Opposition parties demanded that the summaries of proceedings be read in the General Assembly in order to open them to the scrutiny of lawmakers, but Deputy Parliamentary Speaker Sadık Yakut of the ruling Justice and Development Party (AKP) refused, arguing that this would compromise judicial confidentiality.

The summaries of proceedings about former Economy Minister Zafer Çağlayan, former EU Minister Egemen Bağış, former Interior Minister Muammer Güler and former Urbanization and Environment Planning Minister Erdoğan Bayraktar were reported to contain serious and concrete claims of corruption.

Yakut attempted to move for a preliminary session regarding the allegations which would not require a full reading of the documents against the four ex-ministers, causing a major uproar in the opposition ranks.

Republican People’s Party (CHP) Deputy Parliamentary Group Chair Akif Hamzaçebi said the ruling AKP did not want the full reading as it knew that “they would be in great trouble” in such a case. For his part, Nationalist Movement Party (MHP) Deputy Parliamentary Group Chair Oktay Vural accused Yakut of taking an illegitimate decision and “staging a coup against Parliament.”

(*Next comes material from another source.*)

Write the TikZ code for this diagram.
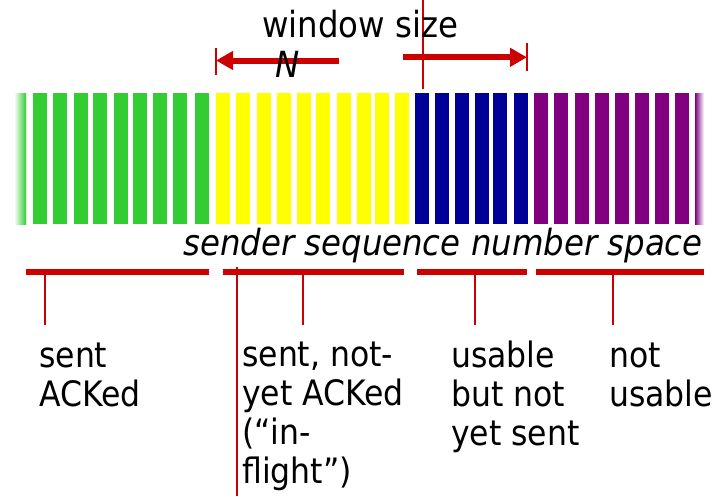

CHP's motion that demands the summaries of proceedings be read in the General Assembly was rejected by a highly controversial 259-158 vote. Following the voting, opposition deputies chanted in the parliament: "Bribery is everywhere, corruption is everywhere."

AKP requests investigation commission

During the debates, AKP Deputy Parliamentary Group Chair Nurettin Canikli denied opposition accusations that the ruling party had sought to cover up the allegations, adding that his party group had made a petition to establish a parliamentary investigation commission on the matter, as had previously been reported by daily Hürriyet.

“Those claims were in any case leaked everywhere ... It is out of the question that lawmakers are trying to escape from an auditing,” he said.

Justice Minister Bekir Bozdağ has also accused the opposition of not requesting to launch of an investigation commission, something he claimed to be the adequate procedure.

“There is confidentiality, because this is a judicial process,” Bozdağ said during an address.
The debates officially began after a quorum of 184 lawmakers was obtained. Very few AKP lawmakers were present for the count, but entered the plenary room after the deputy parliamentary speaker announced that the quorum had been reached.

The extraordinary parliamentary session represents a landmark development since Dec. 17, 2013, when a massive corruption and graft probe engulfing the prime minister, some of his Cabinet members and their sons first went public.